**Objective:** Reproduce the listing below without changes, except that pictures are left out.

------------

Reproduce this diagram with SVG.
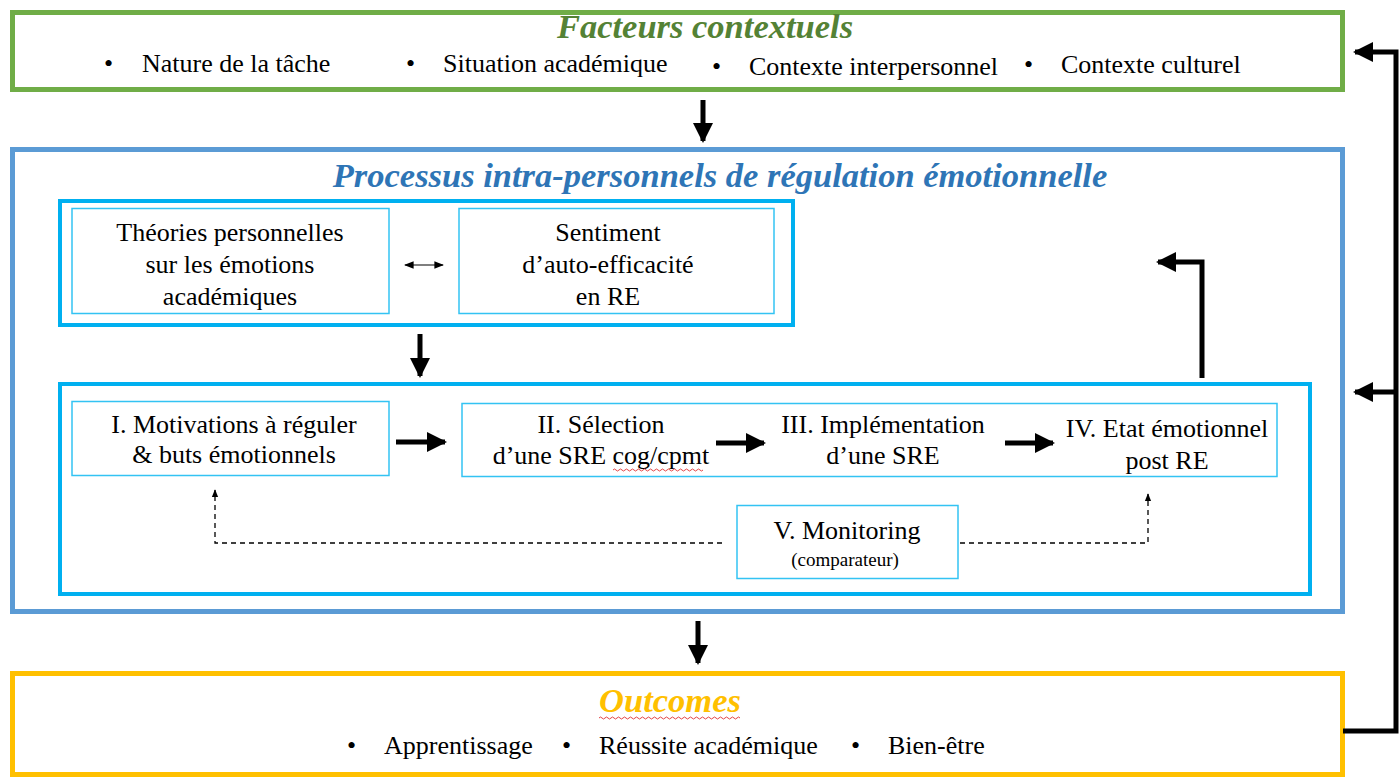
<svg xmlns="http://www.w3.org/2000/svg" width="1400" height="777" viewBox="0 0 1400 777">
<defs>
<style>
text{font-family:"Liberation Serif","Times New Roman",serif;fill:#000;}
.t{font-size:26px;text-anchor:middle;}
.b{font-size:26px;}
.title{font-size:34.5px;font-weight:bold;font-style:italic;text-anchor:middle;}
.box{fill:#fff;stroke:#33C3F3;stroke-width:1.5;}
.grp{fill:none;stroke:#00B0F0;stroke-width:4;}
.thick{fill:none;stroke:#000;stroke-width:5;}
.dash{fill:none;stroke:#000;stroke-width:1.3;stroke-dasharray:5,4;}
</style>
<marker id="ah" viewBox="0 0 10 10" refX="9" refY="5" markerWidth="4" markerHeight="4" orient="auto" markerUnits="strokeWidth"><path d="M0,0L10,5L0,10z" fill="#000"/></marker>
<marker id="sh" viewBox="0 0 10 10" refX="9" refY="5" markerWidth="6" markerHeight="6" orient="auto" markerUnits="strokeWidth"><path d="M0,1L10,5L0,9z" fill="#000"/></marker>
<marker id="th" viewBox="0 0 10 10" refX="9" refY="5" markerWidth="8" markerHeight="8" orient="auto-start-reverse" markerUnits="strokeWidth"><path d="M0,1L10,5L0,9z" fill="#000"/></marker>
</defs>

<g id="contextuels">
<rect x="12.5" y="12.5" width="1330" height="77" fill="#fff" stroke="#70AD47" stroke-width="5"/>
<text class="title" x="705" y="38" style="fill:#548235">Facteurs contextuels</text>
<text class="b" x="104" y="72">•</text><text class="b" x="142" y="72">Nature de la tâche</text>
<text class="b" x="406" y="72">•</text><text class="b" x="443" y="72">Situation académique</text>
<text class="b" x="712" y="75">•</text><text class="b" x="749" y="75">Contexte interpersonnel</text>
<text class="b" x="1024" y="73">•</text><text class="b" x="1061" y="73">Contexte culturel</text>
</g>

<g id="processus">
<rect x="12.5" y="149.5" width="1330" height="462" fill="#fff" stroke="#5B9BD5" stroke-width="5"/>
<text class="title" x="720" y="187" style="fill:#2E75B6">Processus intra-personnels de régulation émotionnelle</text>
</g>

<g id="croyances">
<rect class="grp" x="60" y="201" width="733" height="124"/>
</g>
<g id="theories">
<rect class="box" x="72" y="208.5" width="317" height="105"/>
<text class="t" x="230" y="241">Théories personnelles</text>
<text class="t" x="230" y="273">sur les émotions</text>
<text class="t" x="230" y="305">académiques</text>
</g>
<g id="sentiment">
<rect class="box" x="459" y="208.5" width="315" height="105"/>
<text class="t" x="608" y="241">Sentiment</text>
<text class="t" x="608" y="273">d’auto-efficacité</text>
<text class="t" x="608" y="305">en RE</text>
</g>

<g id="processus-re">
<rect class="grp" x="60" y="384" width="1250" height="210"/>
</g>
<g id="motivations">
<rect class="box" x="72" y="401.5" width="317" height="74"/>
<text class="t" x="234" y="433">I. Motivations à réguler</text>
<text class="t" x="234" y="463">&amp; buts émotionnels</text>
</g>
<g id="etapes">
<rect class="box" x="462" y="403.5" width="815" height="73"/>
</g>
<g id="selection">
<text class="t" x="601" y="433">II. Sélection</text>
<text class="t" x="601" y="464">d’une SRE cog/cpmt</text>
<path d="M613,470 q1.5,-2 3,0 t3,0 t3,0 t3,0 t3,0 t3,0 t3,0 t3,0 t3,0 t3,0 t3,0 t3,0 t3,0 t3,0 t3,0 t3,0 t3,0 t3,0 t3,0 t3,0 t3,0 t3,0 t3,0 t3,0 t3,0 t3,0 t3,0 t3,0 t3,0 t3,0" fill="none" stroke="#E03030" stroke-width="0.9"/>
</g>
<g id="implementation">
<text class="t" x="883" y="433">III. Implémentation</text>
<text class="t" x="883" y="464">d’une SRE</text>
</g>
<g id="etat">
<text class="t" x="1167" y="437">IV. Etat émotionnel</text>
<text class="t" x="1167" y="469">post RE</text>
</g>
<g id="monitoring">
<rect class="box" x="737" y="505.5" width="221" height="73"/>
<text class="t" x="847" y="539">V. Monitoring</text>
<text x="845" y="566" style="font-size:19px;text-anchor:middle">(comparateur)</text>
</g>

<g id="outcomes">
<rect x="12.5" y="673.5" width="1330" height="101" fill="#fff" stroke="#FFC000" stroke-width="5"/>
<text class="title" x="670" y="712" style="fill:#FFC000">Outcomes</text>
<path d="M599,718 q1.5,-2 3,0 t3,0 t3,0 t3,0 t3,0 t3,0 t3,0 t3,0 t3,0 t3,0 t3,0 t3,0 t3,0 t3,0 t3,0 t3,0 t3,0 t3,0 t3,0 t3,0 t3,0 t3,0 t3,0 t3,0 t3,0 t3,0 t3,0 t3,0 t3,0 t3,0 t3,0 t3,0 t3,0 t3,0 t3,0 t3,0 t3,0 t3,0 t3,0 t3,0 t3,0 t3,0 t3,0 t3,0 t3,0 t3,0 t3,0" fill="none" stroke="#E03030" stroke-width="0.9"/>
<text class="b" x="347" y="754">•</text><text class="b" x="384" y="754">Apprentissage</text>
<text class="b" x="562" y="754">•</text><text class="b" x="599" y="754">Réussite académique</text>
<text class="b" x="851" y="754">•</text><text class="b" x="888" y="754">Bien-être</text>
</g>

<g id="connectors">
<line class="thick" x1="703" y1="100" x2="703" y2="141" stroke-width="4" marker-end="url(#ah)"/>
<line class="thick" x1="420" y1="334" x2="420" y2="376" stroke-width="4" marker-end="url(#ah)"/>
<line class="thick" x1="698" y1="621" x2="698" y2="663" stroke-width="4" marker-end="url(#ah)"/>
<line x1="405" y1="265" x2="443" y2="265" stroke="#000" stroke-width="1.2" marker-start="url(#th)" marker-end="url(#th)"/>
<line class="thick" x1="396" y1="442" x2="445" y2="442" stroke-width="5" marker-end="url(#ah)"/>
<line class="thick" x1="716" y1="443" x2="764" y2="443" stroke-width="5" marker-end="url(#ah)"/>
<line class="thick" x1="1005" y1="443" x2="1053" y2="443" stroke-width="5" marker-end="url(#ah)"/>
<polyline class="thick" points="1202,378 1202,262 1158,262" stroke-width="4" marker-end="url(#ah)"/>
<polyline class="dash" points="722,543 215,543 215,490" marker-end="url(#sh)"/>
<polyline class="dash" points="960,543 1148,543 1148,494" marker-end="url(#sh)"/>
<polyline class="thick" points="1343,731 1396,731 1396,52 1355,52" stroke-width="4" marker-end="url(#ah)"/>
<line class="thick" x1="1396" y1="392" x2="1355" y2="392" stroke-width="4" marker-end="url(#ah)"/>
</g>
</svg>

------------

**Exercise result:**
Reproduce this diagram with SVG.
<svg xmlns="http://www.w3.org/2000/svg" width="1400" height="777" viewBox="0 0 1400 777">
<defs>
<style>
text{font-family:"Liberation Serif","Times New Roman",serif;fill:#000;}
.t{font-size:26px;text-anchor:middle;}
.b{font-size:26px;}
.title{font-size:34.5px;font-weight:bold;font-style:italic;text-anchor:middle;}
.box{fill:#fff;stroke:#33C3F3;stroke-width:1.5;}
.grp{fill:none;stroke:#00B0F0;stroke-width:4;}
.thick{fill:none;stroke:#000;stroke-width:5;}
.dash{fill:none;stroke:#000;stroke-width:1.3;stroke-dasharray:5,4;}
</style>
<marker id="ah" viewBox="0 0 10 10" refX="9" refY="5" markerWidth="4" markerHeight="4" orient="auto" markerUnits="strokeWidth"><path d="M0,0L10,5L0,10z" fill="#000"/></marker>
<marker id="sh" viewBox="0 0 10 10" refX="9" refY="5" markerWidth="6" markerHeight="6" orient="auto" markerUnits="strokeWidth"><path d="M0,1L10,5L0,9z" fill="#000"/></marker>
<marker id="th" viewBox="0 0 10 10" refX="9" refY="5" markerWidth="8" markerHeight="8" orient="auto-start-reverse" markerUnits="strokeWidth"><path d="M0,1L10,5L0,9z" fill="#000"/></marker>
</defs>

<g id="contextuels">
<rect x="12.5" y="12.5" width="1330" height="77" fill="#fff" stroke="#70AD47" stroke-width="5"/>
<text class="title" x="705" y="38" style="fill:#548235">Facteurs contextuels</text>
<text class="b" x="104" y="72">•</text><text class="b" x="142" y="72">Nature de la tâche</text>
<text class="b" x="406" y="72">•</text><text class="b" x="443" y="72">Situation académique</text>
<text class="b" x="712" y="75">•</text><text class="b" x="749" y="75">Contexte interpersonnel</text>
<text class="b" x="1024" y="73">•</text><text class="b" x="1061" y="73">Contexte culturel</text>
</g>

<g id="processus">
<rect x="12.5" y="149.5" width="1330" height="462" fill="#fff" stroke="#5B9BD5" stroke-width="5"/>
<text class="title" x="720" y="187" style="fill:#2E75B6">Processus intra-personnels de régulation émotionnelle</text>
</g>

<g id="croyances">
<rect class="grp" x="60" y="201" width="733" height="124"/>
</g>
<g id="theories">
<rect class="box" x="72" y="208.5" width="317" height="105"/>
<text class="t" x="230" y="241">Théories personnelles</text>
<text class="t" x="230" y="273">sur les émotions</text>
<text class="t" x="230" y="305">académiques</text>
</g>
<g id="sentiment">
<rect class="box" x="459" y="208.5" width="315" height="105"/>
<text class="t" x="608" y="241">Sentiment</text>
<text class="t" x="608" y="273">d’auto-efficacité</text>
<text class="t" x="608" y="305">en RE</text>
</g>

<g id="processus-re">
<rect class="grp" x="60" y="384" width="1250" height="210"/>
</g>
<g id="motivations">
<rect class="box" x="72" y="401.5" width="317" height="74"/>
<text class="t" x="234" y="433">I. Motivations à réguler</text>
<text class="t" x="234" y="463">&amp; buts émotionnels</text>
</g>
<g id="etapes">
<rect class="box" x="462" y="403.5" width="815" height="73"/>
</g>
<g id="selection">
<text class="t" x="601" y="433">II. Sélection</text>
<text class="t" x="601" y="464">d’une SRE cog/cpmt</text>
<path d="M613,470 q1.5,-2 3,0 t3,0 t3,0 t3,0 t3,0 t3,0 t3,0 t3,0 t3,0 t3,0 t3,0 t3,0 t3,0 t3,0 t3,0 t3,0 t3,0 t3,0 t3,0 t3,0 t3,0 t3,0 t3,0 t3,0 t3,0 t3,0 t3,0 t3,0 t3,0 t3,0" fill="none" stroke="#E03030" stroke-width="0.9"/>
</g>
<g id="implementation">
<text class="t" x="883" y="433">III. Implémentation</text>
<text class="t" x="883" y="464">d’une SRE</text>
</g>
<g id="etat">
<text class="t" x="1167" y="437">IV. Etat émotionnel</text>
<text class="t" x="1167" y="469">post RE</text>
</g>
<g id="monitoring">
<rect class="box" x="737" y="505.5" width="221" height="73"/>
<text class="t" x="847" y="539">V. Monitoring</text>
<text x="845" y="566" style="font-size:19px;text-anchor:middle">(comparateur)</text>
</g>

<g id="outcomes">
<rect x="12.5" y="673.5" width="1330" height="101" fill="#fff" stroke="#FFC000" stroke-width="5"/>
<text class="title" x="670" y="712" style="fill:#FFC000">Outcomes</text>
<path d="M599,718 q1.5,-2 3,0 t3,0 t3,0 t3,0 t3,0 t3,0 t3,0 t3,0 t3,0 t3,0 t3,0 t3,0 t3,0 t3,0 t3,0 t3,0 t3,0 t3,0 t3,0 t3,0 t3,0 t3,0 t3,0 t3,0 t3,0 t3,0 t3,0 t3,0 t3,0 t3,0 t3,0 t3,0 t3,0 t3,0 t3,0 t3,0 t3,0 t3,0 t3,0 t3,0 t3,0 t3,0 t3,0 t3,0 t3,0 t3,0 t3,0" fill="none" stroke="#E03030" stroke-width="0.9"/>
<text class="b" x="347" y="754">•</text><text class="b" x="384" y="754">Apprentissage</text>
<text class="b" x="562" y="754">•</text><text class="b" x="599" y="754">Réussite académique</text>
<text class="b" x="851" y="754">•</text><text class="b" x="888" y="754">Bien-être</text>
</g>

<g id="connectors">
<line class="thick" x1="703" y1="100" x2="703" y2="141" stroke-width="4" marker-end="url(#ah)"/>
<line class="thick" x1="420" y1="334" x2="420" y2="376" stroke-width="4" marker-end="url(#ah)"/>
<line class="thick" x1="698" y1="621" x2="698" y2="663" stroke-width="4" marker-end="url(#ah)"/>
<line x1="405" y1="265" x2="443" y2="265" stroke="#000" stroke-width="1.2" marker-start="url(#th)" marker-end="url(#th)"/>
<line class="thick" x1="396" y1="442" x2="445" y2="442" stroke-width="5" marker-end="url(#ah)"/>
<line class="thick" x1="716" y1="443" x2="764" y2="443" stroke-width="5" marker-end="url(#ah)"/>
<line class="thick" x1="1005" y1="443" x2="1053" y2="443" stroke-width="5" marker-end="url(#ah)"/>
<polyline class="thick" points="1202,378 1202,262 1158,262" stroke-width="4" marker-end="url(#ah)"/>
<polyline class="dash" points="722,543 215,543 215,490" marker-end="url(#sh)"/>
<polyline class="dash" points="960,543 1148,543 1148,494" marker-end="url(#sh)"/>
<polyline class="thick" points="1343,731 1396,731 1396,52 1355,52" stroke-width="4" marker-end="url(#ah)"/>
<line class="thick" x1="1396" y1="392" x2="1355" y2="392" stroke-width="4" marker-end="url(#ah)"/>
</g>
</svg>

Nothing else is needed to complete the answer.